╭─ Records provided
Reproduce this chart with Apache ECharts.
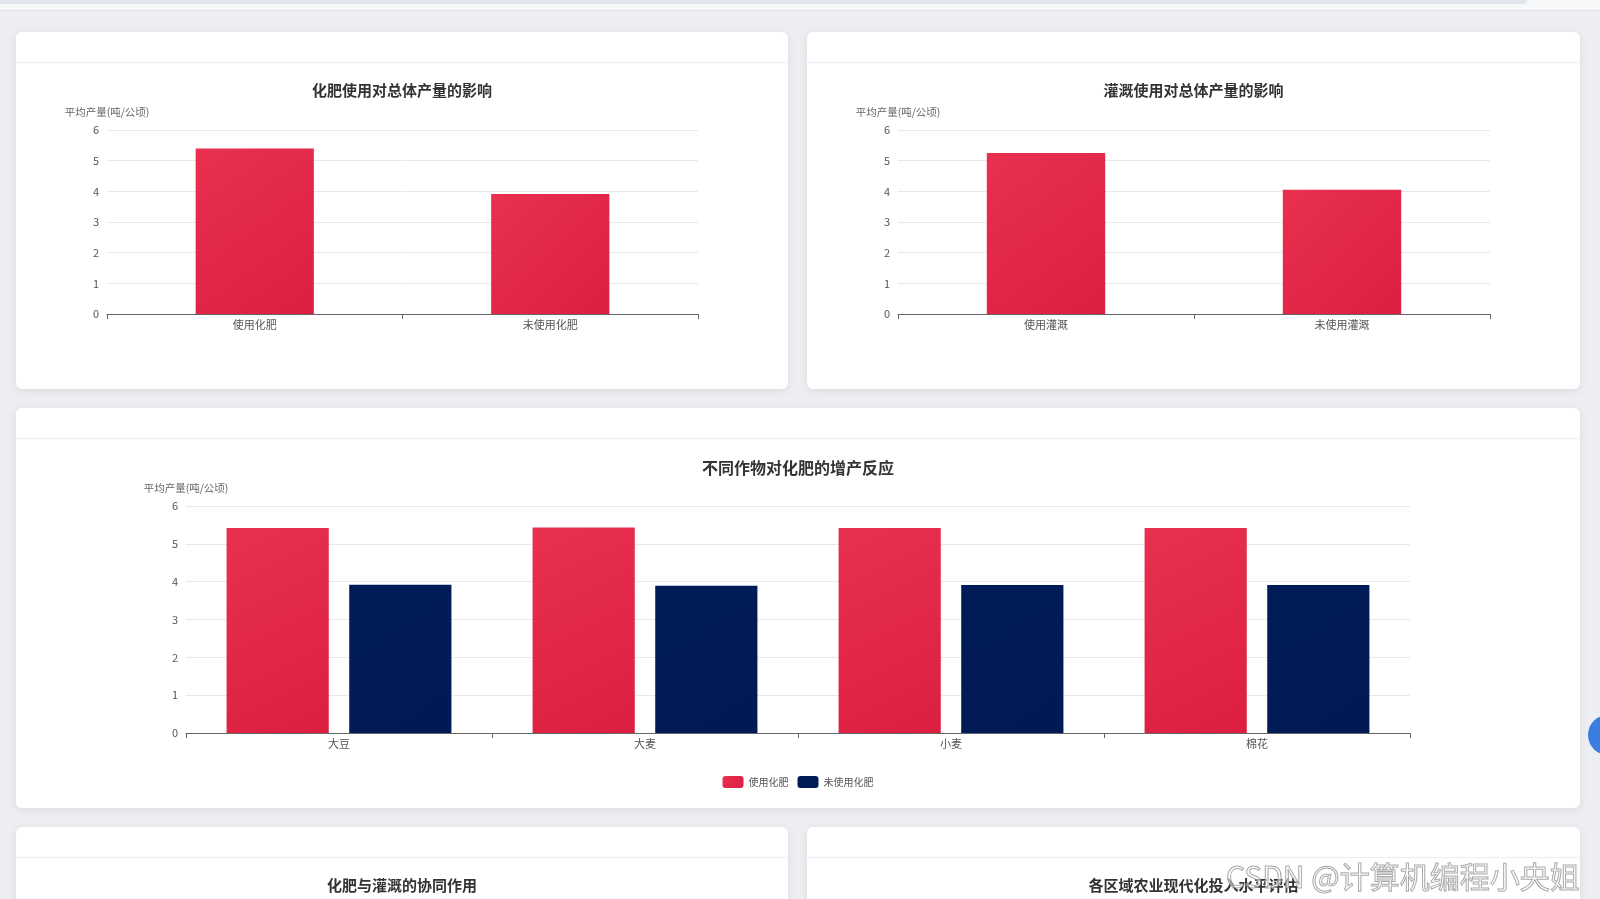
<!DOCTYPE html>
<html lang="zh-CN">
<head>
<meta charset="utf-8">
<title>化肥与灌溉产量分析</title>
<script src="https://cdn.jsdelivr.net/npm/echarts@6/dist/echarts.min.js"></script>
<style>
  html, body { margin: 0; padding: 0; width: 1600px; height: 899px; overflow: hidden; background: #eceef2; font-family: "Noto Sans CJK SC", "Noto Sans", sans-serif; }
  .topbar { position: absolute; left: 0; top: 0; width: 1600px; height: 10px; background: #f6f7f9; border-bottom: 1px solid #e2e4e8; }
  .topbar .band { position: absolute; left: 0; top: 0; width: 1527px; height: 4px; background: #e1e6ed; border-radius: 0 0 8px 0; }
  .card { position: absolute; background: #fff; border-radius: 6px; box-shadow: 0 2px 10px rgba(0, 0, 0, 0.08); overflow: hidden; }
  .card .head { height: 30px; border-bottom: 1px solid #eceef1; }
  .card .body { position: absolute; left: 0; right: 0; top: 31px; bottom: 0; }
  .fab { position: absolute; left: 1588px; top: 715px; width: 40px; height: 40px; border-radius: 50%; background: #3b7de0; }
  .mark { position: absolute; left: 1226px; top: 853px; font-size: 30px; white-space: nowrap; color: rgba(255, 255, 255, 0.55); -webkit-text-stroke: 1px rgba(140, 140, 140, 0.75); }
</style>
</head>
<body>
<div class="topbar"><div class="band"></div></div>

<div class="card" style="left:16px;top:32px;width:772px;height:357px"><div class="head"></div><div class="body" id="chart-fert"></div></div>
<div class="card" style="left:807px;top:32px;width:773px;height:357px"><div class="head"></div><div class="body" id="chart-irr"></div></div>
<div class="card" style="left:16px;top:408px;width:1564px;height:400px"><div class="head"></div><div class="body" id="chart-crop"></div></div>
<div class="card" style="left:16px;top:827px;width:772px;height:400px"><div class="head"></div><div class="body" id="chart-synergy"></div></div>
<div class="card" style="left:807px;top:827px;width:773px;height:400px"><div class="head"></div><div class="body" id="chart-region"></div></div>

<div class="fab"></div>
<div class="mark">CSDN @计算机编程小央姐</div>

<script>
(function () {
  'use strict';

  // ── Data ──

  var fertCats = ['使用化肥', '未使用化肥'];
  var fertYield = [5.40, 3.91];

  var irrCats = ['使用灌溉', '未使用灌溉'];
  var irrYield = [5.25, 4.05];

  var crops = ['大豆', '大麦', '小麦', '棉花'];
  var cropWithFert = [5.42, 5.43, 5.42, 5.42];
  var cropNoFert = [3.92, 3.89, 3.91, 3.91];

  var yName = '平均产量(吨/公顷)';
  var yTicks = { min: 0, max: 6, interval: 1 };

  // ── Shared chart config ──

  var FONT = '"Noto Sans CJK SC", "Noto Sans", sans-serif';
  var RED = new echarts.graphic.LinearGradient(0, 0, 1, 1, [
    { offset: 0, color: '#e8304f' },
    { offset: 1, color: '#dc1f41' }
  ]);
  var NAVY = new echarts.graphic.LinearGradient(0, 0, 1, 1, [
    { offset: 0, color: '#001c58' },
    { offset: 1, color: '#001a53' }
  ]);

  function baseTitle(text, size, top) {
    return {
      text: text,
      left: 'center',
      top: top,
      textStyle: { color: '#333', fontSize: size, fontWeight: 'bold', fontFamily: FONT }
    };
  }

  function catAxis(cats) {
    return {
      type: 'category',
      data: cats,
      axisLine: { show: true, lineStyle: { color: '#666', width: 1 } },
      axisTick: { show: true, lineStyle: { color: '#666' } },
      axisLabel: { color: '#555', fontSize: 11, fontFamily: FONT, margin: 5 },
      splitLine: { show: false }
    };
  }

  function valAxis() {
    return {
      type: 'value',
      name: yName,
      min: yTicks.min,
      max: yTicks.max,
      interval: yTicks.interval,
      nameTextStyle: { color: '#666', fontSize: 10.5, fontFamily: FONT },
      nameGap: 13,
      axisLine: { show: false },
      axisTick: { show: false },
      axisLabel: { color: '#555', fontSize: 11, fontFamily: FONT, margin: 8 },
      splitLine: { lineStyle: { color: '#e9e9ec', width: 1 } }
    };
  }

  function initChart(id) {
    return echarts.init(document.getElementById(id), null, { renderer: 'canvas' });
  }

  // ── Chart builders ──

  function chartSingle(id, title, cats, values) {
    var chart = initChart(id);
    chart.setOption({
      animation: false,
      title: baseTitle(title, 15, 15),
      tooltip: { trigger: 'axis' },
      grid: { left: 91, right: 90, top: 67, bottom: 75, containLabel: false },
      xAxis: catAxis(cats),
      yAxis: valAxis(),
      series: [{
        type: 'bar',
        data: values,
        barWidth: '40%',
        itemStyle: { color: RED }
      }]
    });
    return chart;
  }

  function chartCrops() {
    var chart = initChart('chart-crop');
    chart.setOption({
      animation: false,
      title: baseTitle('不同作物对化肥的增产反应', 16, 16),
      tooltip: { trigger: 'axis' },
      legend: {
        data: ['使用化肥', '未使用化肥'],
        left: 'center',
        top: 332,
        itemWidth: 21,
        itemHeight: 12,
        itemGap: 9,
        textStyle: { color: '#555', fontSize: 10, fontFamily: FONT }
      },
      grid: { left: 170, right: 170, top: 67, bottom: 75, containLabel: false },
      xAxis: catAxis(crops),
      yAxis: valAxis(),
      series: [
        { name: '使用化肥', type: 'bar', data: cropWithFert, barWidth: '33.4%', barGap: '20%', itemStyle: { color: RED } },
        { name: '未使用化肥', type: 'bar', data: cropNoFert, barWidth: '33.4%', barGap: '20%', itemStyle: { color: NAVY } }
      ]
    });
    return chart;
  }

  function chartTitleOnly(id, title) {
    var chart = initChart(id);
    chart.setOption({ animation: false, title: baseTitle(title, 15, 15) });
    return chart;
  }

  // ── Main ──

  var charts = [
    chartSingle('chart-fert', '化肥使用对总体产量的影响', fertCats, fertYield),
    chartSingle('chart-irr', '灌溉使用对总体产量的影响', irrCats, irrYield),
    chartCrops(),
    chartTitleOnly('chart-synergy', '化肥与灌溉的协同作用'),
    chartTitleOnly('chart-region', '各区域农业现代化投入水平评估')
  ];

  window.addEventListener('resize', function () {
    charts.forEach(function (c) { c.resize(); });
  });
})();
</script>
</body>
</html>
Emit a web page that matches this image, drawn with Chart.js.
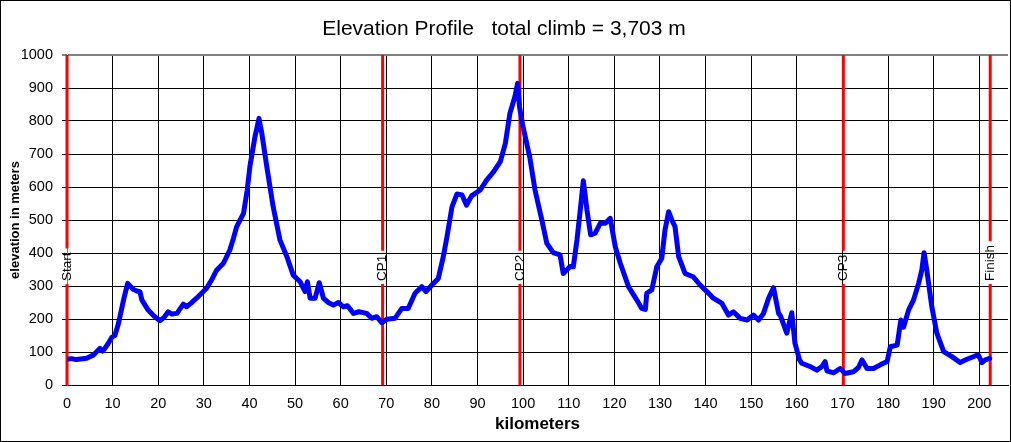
╰─
**Task details:** Go through the listing above and write it all out exactly, leaving out any picture.

**Answer to the task:**
Reproduce this chart with Apache ECharts.
<!DOCTYPE html>
<html lang="zh-CN">
<head>
<meta charset="utf-8">
<title>化肥与灌溉产量分析</title>
<script src="https://cdn.jsdelivr.net/npm/echarts@6/dist/echarts.min.js"></script>
<style>
  html, body { margin: 0; padding: 0; width: 1600px; height: 899px; overflow: hidden; background: #eceef2; font-family: "Noto Sans CJK SC", "Noto Sans", sans-serif; }
  .topbar { position: absolute; left: 0; top: 0; width: 1600px; height: 10px; background: #f6f7f9; border-bottom: 1px solid #e2e4e8; }
  .topbar .band { position: absolute; left: 0; top: 0; width: 1527px; height: 4px; background: #e1e6ed; border-radius: 0 0 8px 0; }
  .card { position: absolute; background: #fff; border-radius: 6px; box-shadow: 0 2px 10px rgba(0, 0, 0, 0.08); overflow: hidden; }
  .card .head { height: 30px; border-bottom: 1px solid #eceef1; }
  .card .body { position: absolute; left: 0; right: 0; top: 31px; bottom: 0; }
  .fab { position: absolute; left: 1588px; top: 715px; width: 40px; height: 40px; border-radius: 50%; background: #3b7de0; }
  .mark { position: absolute; left: 1226px; top: 853px; font-size: 30px; white-space: nowrap; color: rgba(255, 255, 255, 0.55); -webkit-text-stroke: 1px rgba(140, 140, 140, 0.75); }
</style>
</head>
<body>
<div class="topbar"><div class="band"></div></div>

<div class="card" style="left:16px;top:32px;width:772px;height:357px"><div class="head"></div><div class="body" id="chart-fert"></div></div>
<div class="card" style="left:807px;top:32px;width:773px;height:357px"><div class="head"></div><div class="body" id="chart-irr"></div></div>
<div class="card" style="left:16px;top:408px;width:1564px;height:400px"><div class="head"></div><div class="body" id="chart-crop"></div></div>
<div class="card" style="left:16px;top:827px;width:772px;height:400px"><div class="head"></div><div class="body" id="chart-synergy"></div></div>
<div class="card" style="left:807px;top:827px;width:773px;height:400px"><div class="head"></div><div class="body" id="chart-region"></div></div>

<div class="fab"></div>
<div class="mark">CSDN @计算机编程小央姐</div>

<script>
(function () {
  'use strict';

  // ── Data ──

  var fertCats = ['使用化肥', '未使用化肥'];
  var fertYield = [5.40, 3.91];

  var irrCats = ['使用灌溉', '未使用灌溉'];
  var irrYield = [5.25, 4.05];

  var crops = ['大豆', '大麦', '小麦', '棉花'];
  var cropWithFert = [5.42, 5.43, 5.42, 5.42];
  var cropNoFert = [3.92, 3.89, 3.91, 3.91];

  var yName = '平均产量(吨/公顷)';
  var yTicks = { min: 0, max: 6, interval: 1 };

  // ── Shared chart config ──

  var FONT = '"Noto Sans CJK SC", "Noto Sans", sans-serif';
  var RED = new echarts.graphic.LinearGradient(0, 0, 1, 1, [
    { offset: 0, color: '#e8304f' },
    { offset: 1, color: '#dc1f41' }
  ]);
  var NAVY = new echarts.graphic.LinearGradient(0, 0, 1, 1, [
    { offset: 0, color: '#001c58' },
    { offset: 1, color: '#001a53' }
  ]);

  function baseTitle(text, size, top) {
    return {
      text: text,
      left: 'center',
      top: top,
      textStyle: { color: '#333', fontSize: size, fontWeight: 'bold', fontFamily: FONT }
    };
  }

  function catAxis(cats) {
    return {
      type: 'category',
      data: cats,
      axisLine: { show: true, lineStyle: { color: '#666', width: 1 } },
      axisTick: { show: true, lineStyle: { color: '#666' } },
      axisLabel: { color: '#555', fontSize: 11, fontFamily: FONT, margin: 5 },
      splitLine: { show: false }
    };
  }

  function valAxis() {
    return {
      type: 'value',
      name: yName,
      min: yTicks.min,
      max: yTicks.max,
      interval: yTicks.interval,
      nameTextStyle: { color: '#666', fontSize: 10.5, fontFamily: FONT },
      nameGap: 13,
      axisLine: { show: false },
      axisTick: { show: false },
      axisLabel: { color: '#555', fontSize: 11, fontFamily: FONT, margin: 8 },
      splitLine: { lineStyle: { color: '#e9e9ec', width: 1 } }
    };
  }

  function initChart(id) {
    return echarts.init(document.getElementById(id), null, { renderer: 'canvas' });
  }

  // ── Chart builders ──

  function chartSingle(id, title, cats, values) {
    var chart = initChart(id);
    chart.setOption({
      animation: false,
      title: baseTitle(title, 15, 15),
      tooltip: { trigger: 'axis' },
      grid: { left: 91, right: 90, top: 67, bottom: 75, containLabel: false },
      xAxis: catAxis(cats),
      yAxis: valAxis(),
      series: [{
        type: 'bar',
        data: values,
        barWidth: '40%',
        itemStyle: { color: RED }
      }]
    });
    return chart;
  }

  function chartCrops() {
    var chart = initChart('chart-crop');
    chart.setOption({
      animation: false,
      title: baseTitle('不同作物对化肥的增产反应', 16, 16),
      tooltip: { trigger: 'axis' },
      legend: {
        data: ['使用化肥', '未使用化肥'],
        left: 'center',
        top: 332,
        itemWidth: 21,
        itemHeight: 12,
        itemGap: 9,
        textStyle: { color: '#555', fontSize: 10, fontFamily: FONT }
      },
      grid: { left: 170, right: 170, top: 67, bottom: 75, containLabel: false },
      xAxis: catAxis(crops),
      yAxis: valAxis(),
      series: [
        { name: '使用化肥', type: 'bar', data: cropWithFert, barWidth: '33.4%', barGap: '20%', itemStyle: { color: RED } },
        { name: '未使用化肥', type: 'bar', data: cropNoFert, barWidth: '33.4%', barGap: '20%', itemStyle: { color: NAVY } }
      ]
    });
    return chart;
  }

  function chartTitleOnly(id, title) {
    var chart = initChart(id);
    chart.setOption({ animation: false, title: baseTitle(title, 15, 15) });
    return chart;
  }

  // ── Main ──

  var charts = [
    chartSingle('chart-fert', '化肥使用对总体产量的影响', fertCats, fertYield),
    chartSingle('chart-irr', '灌溉使用对总体产量的影响', irrCats, irrYield),
    chartCrops(),
    chartTitleOnly('chart-synergy', '化肥与灌溉的协同作用'),
    chartTitleOnly('chart-region', '各区域农业现代化投入水平评估')
  ];

  window.addEventListener('resize', function () {
    charts.forEach(function (c) { c.resize(); });
  });
})();
</script>
</body>
</html>
Emit a web page that matches this image, drawn with Chart.js.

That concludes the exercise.